A New Perspective on Glass

Davidson-Gerson Gallery of Glass

Davidson-Gerson Gallery of Glass

The Henry Ford
Dearborn, Michigan

This adaptive reuse engages and educates visitors on the versatility of glass. We converted a former machine shop into a gallery for The Henry Ford’s encyclopedic glass collection, which ranges from everyday objects to studio glass artworks. Our design continues the narrative by demonstrating the architectural applications of glass.

A new cast glass vestibule beckons visitors into the building. Composed of cast glass blocks supported by custom steel brackets, the vestibule creates a glowing counterpoint to the existing brick building and surrounding historic structures.

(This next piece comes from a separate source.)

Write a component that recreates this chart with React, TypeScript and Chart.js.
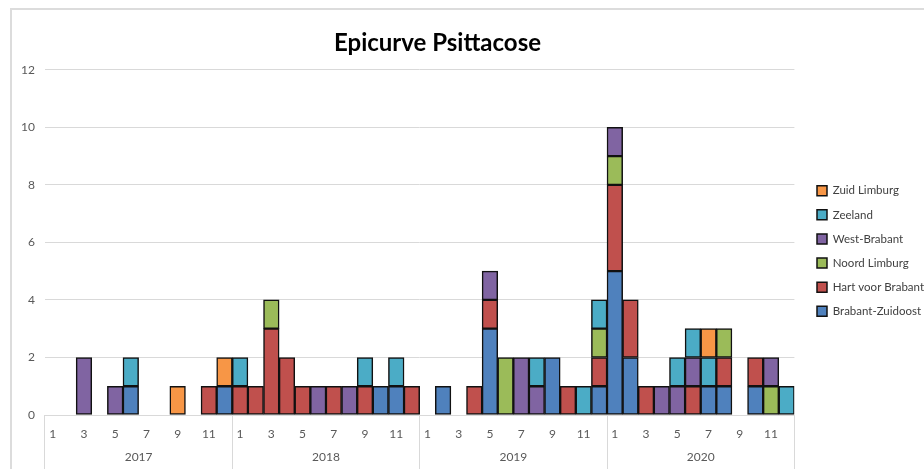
import React, { useEffect, useRef } from 'react';
import { Chart, registerables } from 'chart.js';

Chart.register(...registerables);

const years = ['2017', '2018', '2019', '2020'];
const monthsOfYear = ['1', '2', '3', '4', '5', '6', '7', '8', '9', '10', '11', '12'];
const categories = years.flatMap((y) => monthsOfYear.map((m) => `${y}-${m}`));

const brabantZuidoost = [
  0, 0, 0, 0, 0, 1, 0, 0, 0, 0, 0, 1,
  0, 0, 0, 0, 0, 0, 0, 0, 0, 1, 1, 0,
  0, 1, 0, 0, 3, 0, 0, 0, 2, 0, 0, 1,
  5, 2, 0, 0, 0, 0, 1, 1, 0, 1, 0, 0,
];
const hartVoorBrabant = [
  0, 0, 0, 0, 0, 0, 0, 0, 0, 0, 1, 0,
  1, 1, 3, 2, 1, 0, 1, 0, 1, 0, 0, 1,
  0, 0, 0, 1, 1, 0, 0, 0, 0, 1, 0, 1,
  3, 2, 1, 0, 0, 1, 0, 1, 0, 1, 0, 0,
];
const noordLimburg = [
  0, 0, 0, 0, 0, 0, 0, 0, 0, 0, 0, 0,
  0, 0, 1, 0, 0, 0, 0, 0, 0, 0, 0, 0,
  0, 0, 0, 0, 0, 2, 0, 0, 0, 0, 0, 1,
  1, 0, 0, 0, 0, 0, 0, 1, 0, 0, 1, 0,
];
const westBrabant = [
  0, 0, 2, 0, 1, 0, 0, 0, 0, 0, 0, 0,
  0, 0, 0, 0, 0, 1, 0, 1, 0, 0, 0, 0,
  0, 0, 0, 0, 1, 0, 2, 1, 0, 0, 0, 0,
  1, 0, 0, 1, 1, 1, 0, 0, 0, 0, 1, 0,
];
const zeeland = [
  0, 0, 0, 0, 0, 1, 0, 0, 0, 0, 0, 0,
  1, 0, 0, 0, 0, 0, 0, 0, 1, 0, 1, 0,
  0, 0, 0, 0, 0, 0, 0, 1, 0, 0, 1, 1,
  0, 0, 0, 0, 1, 1, 1, 0, 0, 0, 0, 1,
];
const zuidLimburg = [
  0, 0, 0, 0, 0, 0, 0, 0, 1, 0, 0, 1,
  0, 0, 0, 0, 0, 0, 0, 0, 0, 0, 0, 0,
  0, 0, 0, 0, 0, 0, 0, 0, 0, 0, 0, 0,
  0, 0, 0, 0, 0, 0, 1, 0, 0, 0, 0, 0,
];

const seriesNames = ['Brabant-Zuidoost', 'Hart voor Brabant', 'Noord Limburg', 'West-Brabant', 'Zeeland', 'Zuid Limburg'];
const seriesValues = [brabantZuidoost, hartVoorBrabant, noordLimburg, westBrabant, zeeland, zuidLimburg];
const seriesColors = ['#4F81BD', '#C0504D', '#9BBB59', '#8064A2', '#4BACC6', '#F79646'];
const yTicks = { min: 0, max: 12, step: 2 };

const FONT = 'Lato, "Liberation Sans", sans-serif';

const titleShift = {
  id: 'titleShift',
  afterLayout(chart: any) {
    const t = chart.titleBlock;
    if (t) {
      t.left -= 35;
      t.right -= 35;
    }
  },
};

export default function App() {
  const ref = useRef<HTMLCanvasElement | null>(null);

  useEffect(() => {
    document.body.style.margin = '0';
    const canvas = ref.current;
    if (!canvas) return;
    const chart = new Chart(canvas, {
      type: 'bar',
      data: {
        labels: categories,
        datasets: seriesNames.map((name, i) => ({
          label: name,
          data: seriesValues[i].map((v) => (v === 0 ? null : v)),
          backgroundColor: seriesColors[i],
          borderColor: '#111',
          borderWidth: 1.5,
          borderSkipped: false,
          barPercentage: 1,
          categoryPercentage: 1,
          stack: 's',
          xAxisID: 'x',
        })),
      },
      plugins: [titleShift],
      options: {
        animation: false,
        responsive: false,
        maintainAspectRatio: false,
        layout: { padding: { left: 11, right: 0, top: 0, bottom: 3 } },
        plugins: {
          title: {
            display: true,
            text: 'Epicurve Psittacose',
            color: '#000',
            font: { family: FONT, size: 24, weight: 'bold' },
            padding: { top: 29, bottom: 12 },
          },
          legend: {
            position: 'right',
            reverse: true,
            title: {
              display: true,
              text: ' ',
              font: { family: FONT, size: 10 },
              padding: { top: 12, bottom: 12 },
            },
            labels: {
              boxWidth: 10,
              boxHeight: 10,
              padding: 12.6,
              color: '#404040',
              font: { family: FONT, size: 11.5 },
            },
          },
          tooltip: { enabled: false },
        },
        scales: {
          x: {
            type: 'category',
            position: 'bottom',
            weight: 0,
            stacked: true,
            offset: true,
            grid: {
              display: true,
              drawOnChartArea: false,
              offset: true,
              tickLength: 60,
              color: (ctx: any) => (ctx.index === undefined || ctx.index % 12 === 0 ? '#d9d9d9' : 'rgba(0,0,0,0)'),
            },
            border: { display: true, color: '#d9d9d9' },
            ticks: {
              autoSkip: false,
              maxRotation: 0,
              padding: -48,
              color: '#595959',
              font: { family: FONT, size: 12 },
              callback: (_v: any, idx: number) => (idx % 2 === 0 ? monthsOfYear[idx % 12] : ''),
            },
            afterFit: (s: any) => {
              s.height = 27;
            },
          },
          year: {
            type: 'category',
            position: 'bottom',
            weight: 10,
            labels: years,
            offset: true,
            grid: { display: false, drawTicks: false },
            border: { display: false },
            ticks: {
              padding: 8,
              color: '#595959',
              font: { family: FONT, size: 12 },
            },
            afterFit: (s: any) => {
              s.height = 24;
            },
          },
          y: {
            stacked: true,
            min: yTicks.min,
            max: yTicks.max,
            grid: { color: '#d9d9d9', drawTicks: false },
            border: { display: false },
            ticks: {
              stepSize: yTicks.step,
              padding: 10,
              color: '#595959',
              font: { family: FONT, size: 12 },
            },
          },
          gap: {
            type: 'linear',
            position: 'right',
            display: true,
            min: 0,
            max: 1,
            grid: { display: false },
            border: { display: false },
            ticks: { display: false },
            afterFit: (s: any) => {
              s.width = 10;
            },
          },
        },
      },
    } as any);
    return () => chart.destroy();
  }, []);

  return (
    <div style={{ position: 'relative', width: 924, height: 469, overflow: 'hidden', background: '#fff' }}>
      <div
        style={{
          position: 'absolute',
          left: 10,
          top: 8,
          right: 0,
          bottom: 0,
          borderLeft: '2px solid #dcdcdc',
          borderTop: '2px solid #dcdcdc',
        }}
      />
      <canvas ref={ref} width={934} height={469} style={{ position: 'absolute', left: 0, top: 0 }} />
    </div>
  );
}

From the small panes of the historically sensitive replacement windows to the large storefront windows facing the courtyard, the building reinforces the stories of glass innovation told by the objects within.

A New Perspective on Glass
The new gallery is adjacent to the Glass Shop to give guests the chance to see talented glassblowers at work and explore one of the richest collections of American glass anywhere in the world right next door.
A photo of an exhibit at a museum.
A photo of exhibits at a museum.

A Backdrop for Art

The building’s interior has been transformed from a dark space dominated by red brick and a timber roof into a bright and neutral backdrop for the glass collection. Newly introduced mechanical systems are unobtrusive, while rafter-mounted lighting and concealed uplights illuminate the space.

A photo of the entrance to a museum.

Connecting Experiences

The gallery is located adjacent to a working glass shop in Greenfield Village’s Liberty Craftworks district. The new vestibule reaches toward the “hot shop,” inviting visitors into the gallery to experience objects created using the techniques demonstrated nearby.

A photo of a red brick building.

Building on History

The McDonald and Sons Machine Shop was built in 1888 in Lapeer, Michigan. It was moved to its current site in 1931 to form part of Greenfield Village, envisioned by industrialist Henry Ford as a living history museum interpreting life in early America.